The Athletic Commission also came knocking on WOAY’s door early on in Saturday Nite Wrestlin’s history, threatening to shut down the broadcast unless Thomas paid his fees. The station owner responded by changing the spelling on the marquee from Wrestling to Wrestlin’ and adding a disclaimer to the beginning of the broadcast: “Pre-arranged for your entertainment. This is not an athletic event.”

The changes satisfied the government, but Love says it didn’t have much of an effect on the fans. “The people didn’t pay attention to it,” Love says. “They got right into it.”

Down for the count

Saturday Nite Wrestlin’ came to an end in a deservedly dramatic fashion. In September 1977 a generator overheated, caught fire, and burned WOAY’s studios to the ground. The station, scrambling to get back on air, moved its operations next door into the auditorium where matches were broadcast. When everything was back up and running two months later, WOAY had nowhere to host its wrestling program and lacked the equipment to do a remote broadcast. It was the end of a 23-year run. “A year longer than Gunsmoke,” Love says.

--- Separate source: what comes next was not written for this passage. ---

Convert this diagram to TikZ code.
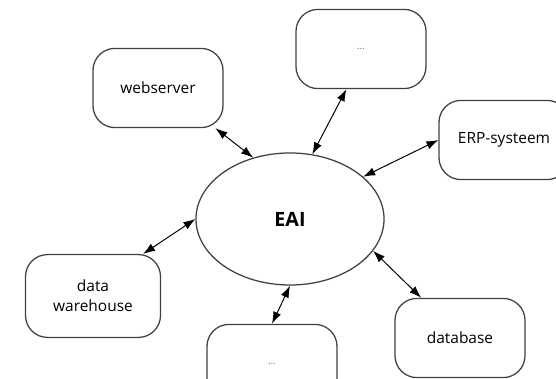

There’s no way to really know how popular Saturday Nite Wrestlin’ was during its run. Thomas, a consummate penny pincher, refused to pay for Nielsen and Arbitron ratings. But in 1972 he hatched a scheme to get his own demographic data: he convinced Love to run for a spot at the Democratic National Convention. Since it was a statewide election based mostly on name recognition, Thomas knew he could tell where his station was most popular by seeing which counties gave Love the most votes. Love came in ninth out of nine delegates, but was the top vote-getter for Nicholas, Clay, Fayette, and Raleigh counties.

For Love, it was an introduction to a whole new kind of bloodsport. He ran several more times for the Democratic National Convention and, in 1994, he was elected to the West Virginia State Senate. He served 15 years in the chamber before retiring. Then, in 2017 and at the age of 83, he was sworn in for his first term in the West Virginia House of Delegates.

Love has now spent longer as a politician than he was a wrestling announcer. But he knows Saturday Nite Wrestlin’ will be his legacy. “We could go anywhere right now and if we met 10 people, eight of them—if they’re over 40—would say ‘I used to sit on Grandpa’s lap and watch you,’” he says. “It was everybody’s Saturday night opera.”